* _TASK TO CARRY OUT_
Extract exactly the run of lines starting at the line that holds "Write a Python" and ending at the line that holds "t_liquid = [317, 487]", both included.

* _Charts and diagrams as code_
_ _ _ _ _
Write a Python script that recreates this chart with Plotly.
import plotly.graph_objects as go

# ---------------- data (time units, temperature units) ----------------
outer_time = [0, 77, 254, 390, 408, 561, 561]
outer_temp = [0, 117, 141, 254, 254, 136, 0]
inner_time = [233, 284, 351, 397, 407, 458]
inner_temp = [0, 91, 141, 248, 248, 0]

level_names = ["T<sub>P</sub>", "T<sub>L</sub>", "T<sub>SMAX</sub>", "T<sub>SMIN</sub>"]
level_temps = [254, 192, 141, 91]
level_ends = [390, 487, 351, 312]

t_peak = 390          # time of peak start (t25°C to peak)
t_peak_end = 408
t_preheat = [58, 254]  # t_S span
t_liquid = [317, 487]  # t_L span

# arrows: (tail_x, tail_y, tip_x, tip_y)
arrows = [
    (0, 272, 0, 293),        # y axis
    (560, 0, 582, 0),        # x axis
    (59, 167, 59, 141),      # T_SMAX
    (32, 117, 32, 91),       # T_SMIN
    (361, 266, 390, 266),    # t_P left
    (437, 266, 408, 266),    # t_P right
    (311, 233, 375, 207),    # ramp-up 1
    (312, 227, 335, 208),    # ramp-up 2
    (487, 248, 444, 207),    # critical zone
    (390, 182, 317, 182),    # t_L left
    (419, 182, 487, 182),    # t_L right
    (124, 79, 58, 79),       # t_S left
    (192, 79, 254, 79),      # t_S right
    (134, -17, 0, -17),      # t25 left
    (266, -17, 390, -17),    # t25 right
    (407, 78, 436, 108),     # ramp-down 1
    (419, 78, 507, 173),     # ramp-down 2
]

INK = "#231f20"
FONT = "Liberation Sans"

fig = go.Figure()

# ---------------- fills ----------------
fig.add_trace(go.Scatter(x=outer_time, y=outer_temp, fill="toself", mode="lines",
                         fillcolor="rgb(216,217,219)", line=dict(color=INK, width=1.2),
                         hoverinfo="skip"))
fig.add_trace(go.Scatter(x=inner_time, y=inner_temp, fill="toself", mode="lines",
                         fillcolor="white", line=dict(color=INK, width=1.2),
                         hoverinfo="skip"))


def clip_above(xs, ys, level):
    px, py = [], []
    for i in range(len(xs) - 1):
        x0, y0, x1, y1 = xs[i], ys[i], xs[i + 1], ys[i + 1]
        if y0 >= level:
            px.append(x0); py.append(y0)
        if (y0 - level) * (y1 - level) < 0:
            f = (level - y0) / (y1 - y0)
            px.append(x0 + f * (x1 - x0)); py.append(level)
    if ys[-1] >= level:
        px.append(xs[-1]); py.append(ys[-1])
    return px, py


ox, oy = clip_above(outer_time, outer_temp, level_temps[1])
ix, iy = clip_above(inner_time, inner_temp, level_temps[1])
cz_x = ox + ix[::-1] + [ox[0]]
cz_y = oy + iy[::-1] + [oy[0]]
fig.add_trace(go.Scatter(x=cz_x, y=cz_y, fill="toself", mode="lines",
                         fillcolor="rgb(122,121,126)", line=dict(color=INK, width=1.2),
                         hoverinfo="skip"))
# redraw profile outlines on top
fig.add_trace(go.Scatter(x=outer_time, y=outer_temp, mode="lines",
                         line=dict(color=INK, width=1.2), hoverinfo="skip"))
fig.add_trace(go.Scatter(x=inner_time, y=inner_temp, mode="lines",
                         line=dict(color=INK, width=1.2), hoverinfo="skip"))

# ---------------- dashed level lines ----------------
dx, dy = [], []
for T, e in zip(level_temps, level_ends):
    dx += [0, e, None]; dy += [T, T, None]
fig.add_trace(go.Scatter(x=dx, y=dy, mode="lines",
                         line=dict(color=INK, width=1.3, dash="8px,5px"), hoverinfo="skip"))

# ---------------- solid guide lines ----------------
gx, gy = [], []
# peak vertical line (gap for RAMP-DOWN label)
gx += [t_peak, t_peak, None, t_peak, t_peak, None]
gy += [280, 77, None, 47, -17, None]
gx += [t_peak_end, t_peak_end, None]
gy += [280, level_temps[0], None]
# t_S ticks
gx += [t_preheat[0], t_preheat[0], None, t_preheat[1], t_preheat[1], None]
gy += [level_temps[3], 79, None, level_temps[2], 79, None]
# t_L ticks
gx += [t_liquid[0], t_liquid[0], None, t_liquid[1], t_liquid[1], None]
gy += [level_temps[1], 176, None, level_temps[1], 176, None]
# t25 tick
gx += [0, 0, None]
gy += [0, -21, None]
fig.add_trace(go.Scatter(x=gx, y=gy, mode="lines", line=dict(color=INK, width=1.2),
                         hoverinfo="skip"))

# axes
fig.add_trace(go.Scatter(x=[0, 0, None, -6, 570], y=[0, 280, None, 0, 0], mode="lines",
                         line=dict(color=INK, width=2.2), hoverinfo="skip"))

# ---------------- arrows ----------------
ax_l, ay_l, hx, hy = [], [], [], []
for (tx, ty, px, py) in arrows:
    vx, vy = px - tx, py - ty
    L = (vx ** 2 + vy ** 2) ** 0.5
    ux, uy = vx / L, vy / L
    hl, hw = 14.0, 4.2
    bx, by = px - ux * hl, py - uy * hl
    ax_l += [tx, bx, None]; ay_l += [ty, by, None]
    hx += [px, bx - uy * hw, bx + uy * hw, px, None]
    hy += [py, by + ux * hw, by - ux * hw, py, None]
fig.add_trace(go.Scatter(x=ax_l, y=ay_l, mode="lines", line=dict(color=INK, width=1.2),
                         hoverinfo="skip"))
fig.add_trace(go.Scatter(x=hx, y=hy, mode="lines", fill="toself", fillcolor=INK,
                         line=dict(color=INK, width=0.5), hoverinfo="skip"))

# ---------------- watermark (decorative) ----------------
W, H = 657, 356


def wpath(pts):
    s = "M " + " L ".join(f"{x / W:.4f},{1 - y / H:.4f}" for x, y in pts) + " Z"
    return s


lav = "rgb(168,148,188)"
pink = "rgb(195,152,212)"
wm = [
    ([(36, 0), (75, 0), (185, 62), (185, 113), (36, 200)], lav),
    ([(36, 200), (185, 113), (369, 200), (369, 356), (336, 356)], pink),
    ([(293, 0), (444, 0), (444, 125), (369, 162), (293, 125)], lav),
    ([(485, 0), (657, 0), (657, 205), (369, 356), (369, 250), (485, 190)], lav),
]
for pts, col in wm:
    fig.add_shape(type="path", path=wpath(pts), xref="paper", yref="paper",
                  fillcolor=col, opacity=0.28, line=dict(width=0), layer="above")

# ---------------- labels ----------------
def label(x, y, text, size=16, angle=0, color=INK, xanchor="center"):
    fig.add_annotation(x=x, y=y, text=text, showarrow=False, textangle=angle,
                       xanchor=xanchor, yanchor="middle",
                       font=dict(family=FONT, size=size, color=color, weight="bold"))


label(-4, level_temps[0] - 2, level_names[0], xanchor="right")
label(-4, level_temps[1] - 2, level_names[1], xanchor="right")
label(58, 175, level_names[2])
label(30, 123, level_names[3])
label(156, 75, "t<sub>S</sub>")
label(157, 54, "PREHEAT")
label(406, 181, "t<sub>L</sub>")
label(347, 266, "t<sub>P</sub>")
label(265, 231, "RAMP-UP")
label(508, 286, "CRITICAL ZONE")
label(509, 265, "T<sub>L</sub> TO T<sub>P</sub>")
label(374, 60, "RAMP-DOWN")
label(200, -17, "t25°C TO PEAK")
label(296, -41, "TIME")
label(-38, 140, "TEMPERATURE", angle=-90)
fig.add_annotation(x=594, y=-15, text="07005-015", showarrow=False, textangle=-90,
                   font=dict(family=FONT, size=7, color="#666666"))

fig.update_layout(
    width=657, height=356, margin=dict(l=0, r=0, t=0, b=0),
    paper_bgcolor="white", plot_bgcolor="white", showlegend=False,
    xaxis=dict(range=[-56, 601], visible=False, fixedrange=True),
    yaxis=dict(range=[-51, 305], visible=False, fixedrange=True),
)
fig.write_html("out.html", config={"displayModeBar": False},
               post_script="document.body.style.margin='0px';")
_ _ _ _ _
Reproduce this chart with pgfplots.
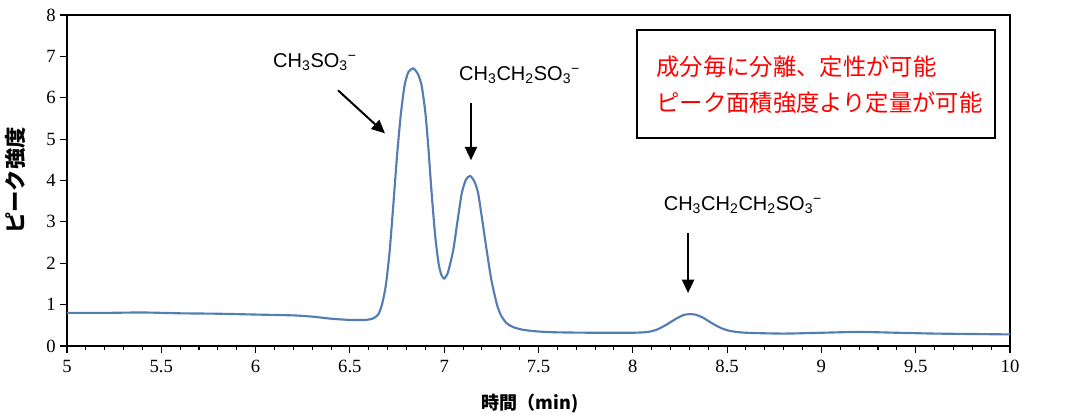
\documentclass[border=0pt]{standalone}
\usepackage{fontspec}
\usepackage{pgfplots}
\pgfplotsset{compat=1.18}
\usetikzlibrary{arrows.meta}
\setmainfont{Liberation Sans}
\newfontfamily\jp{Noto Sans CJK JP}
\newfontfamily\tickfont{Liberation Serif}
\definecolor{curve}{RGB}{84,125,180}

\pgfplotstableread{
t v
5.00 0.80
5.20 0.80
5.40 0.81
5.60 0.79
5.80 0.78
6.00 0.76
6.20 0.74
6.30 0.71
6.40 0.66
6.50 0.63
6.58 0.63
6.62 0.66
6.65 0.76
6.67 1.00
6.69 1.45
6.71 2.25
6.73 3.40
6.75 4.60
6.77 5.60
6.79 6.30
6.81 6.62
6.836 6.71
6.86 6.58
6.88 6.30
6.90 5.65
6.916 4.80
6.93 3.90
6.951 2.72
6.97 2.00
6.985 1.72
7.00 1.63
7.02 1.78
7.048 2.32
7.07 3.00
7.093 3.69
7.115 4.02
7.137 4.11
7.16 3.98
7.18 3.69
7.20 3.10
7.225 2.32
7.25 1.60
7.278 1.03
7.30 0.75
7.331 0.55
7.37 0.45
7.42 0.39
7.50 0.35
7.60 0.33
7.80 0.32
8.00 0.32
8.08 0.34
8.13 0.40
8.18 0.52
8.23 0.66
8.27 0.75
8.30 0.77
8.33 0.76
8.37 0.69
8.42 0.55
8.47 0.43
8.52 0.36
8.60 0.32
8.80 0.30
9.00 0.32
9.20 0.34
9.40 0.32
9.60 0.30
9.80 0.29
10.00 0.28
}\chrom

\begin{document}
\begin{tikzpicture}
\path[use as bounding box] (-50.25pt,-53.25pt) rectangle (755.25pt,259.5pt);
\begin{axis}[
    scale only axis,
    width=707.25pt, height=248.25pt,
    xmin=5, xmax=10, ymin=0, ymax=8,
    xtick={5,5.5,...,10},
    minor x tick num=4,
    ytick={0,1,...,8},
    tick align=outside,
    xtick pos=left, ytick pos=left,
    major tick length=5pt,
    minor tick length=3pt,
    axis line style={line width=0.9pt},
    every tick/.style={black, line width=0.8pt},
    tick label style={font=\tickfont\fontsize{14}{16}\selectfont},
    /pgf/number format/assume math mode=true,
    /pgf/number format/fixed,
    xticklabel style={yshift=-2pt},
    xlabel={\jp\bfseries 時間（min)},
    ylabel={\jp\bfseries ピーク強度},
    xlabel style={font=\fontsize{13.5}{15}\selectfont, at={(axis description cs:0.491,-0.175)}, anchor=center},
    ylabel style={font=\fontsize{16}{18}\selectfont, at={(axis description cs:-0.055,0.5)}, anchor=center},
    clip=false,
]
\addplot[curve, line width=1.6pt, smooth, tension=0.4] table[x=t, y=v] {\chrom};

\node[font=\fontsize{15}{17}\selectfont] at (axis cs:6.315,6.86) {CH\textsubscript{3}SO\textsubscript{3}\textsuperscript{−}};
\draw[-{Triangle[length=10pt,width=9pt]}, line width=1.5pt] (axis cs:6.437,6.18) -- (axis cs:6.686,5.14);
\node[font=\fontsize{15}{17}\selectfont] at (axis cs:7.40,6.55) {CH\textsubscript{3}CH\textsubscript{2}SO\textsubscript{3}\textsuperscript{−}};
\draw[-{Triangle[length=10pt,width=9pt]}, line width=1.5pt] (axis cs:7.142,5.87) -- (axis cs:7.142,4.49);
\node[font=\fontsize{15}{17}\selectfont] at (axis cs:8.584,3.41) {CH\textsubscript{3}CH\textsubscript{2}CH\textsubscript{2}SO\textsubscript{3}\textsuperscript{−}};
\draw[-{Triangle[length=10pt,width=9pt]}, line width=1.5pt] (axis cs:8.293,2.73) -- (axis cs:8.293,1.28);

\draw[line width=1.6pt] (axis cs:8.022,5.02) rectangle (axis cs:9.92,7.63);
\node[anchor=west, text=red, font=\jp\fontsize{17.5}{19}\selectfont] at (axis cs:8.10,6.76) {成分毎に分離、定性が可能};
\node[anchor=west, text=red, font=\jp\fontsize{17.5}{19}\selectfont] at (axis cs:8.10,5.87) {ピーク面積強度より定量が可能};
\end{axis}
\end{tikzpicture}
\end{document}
_ _ _ _ _
* _SOLUTION TO THIS PROBLEM_
Write a Python script that recreates this chart with Plotly.
import plotly.graph_objects as go

# ---------------- data (time units, temperature units) ----------------
outer_time = [0, 77, 254, 390, 408, 561, 561]
outer_temp = [0, 117, 141, 254, 254, 136, 0]
inner_time = [233, 284, 351, 397, 407, 458]
inner_temp = [0, 91, 141, 248, 248, 0]

level_names = ["T<sub>P</sub>", "T<sub>L</sub>", "T<sub>SMAX</sub>", "T<sub>SMIN</sub>"]
level_temps = [254, 192, 141, 91]
level_ends = [390, 487, 351, 312]

t_peak = 390          # time of peak start (t25°C to peak)
t_peak_end = 408
t_preheat = [58, 254]  # t_S span
t_liquid = [317, 487]  # t_L span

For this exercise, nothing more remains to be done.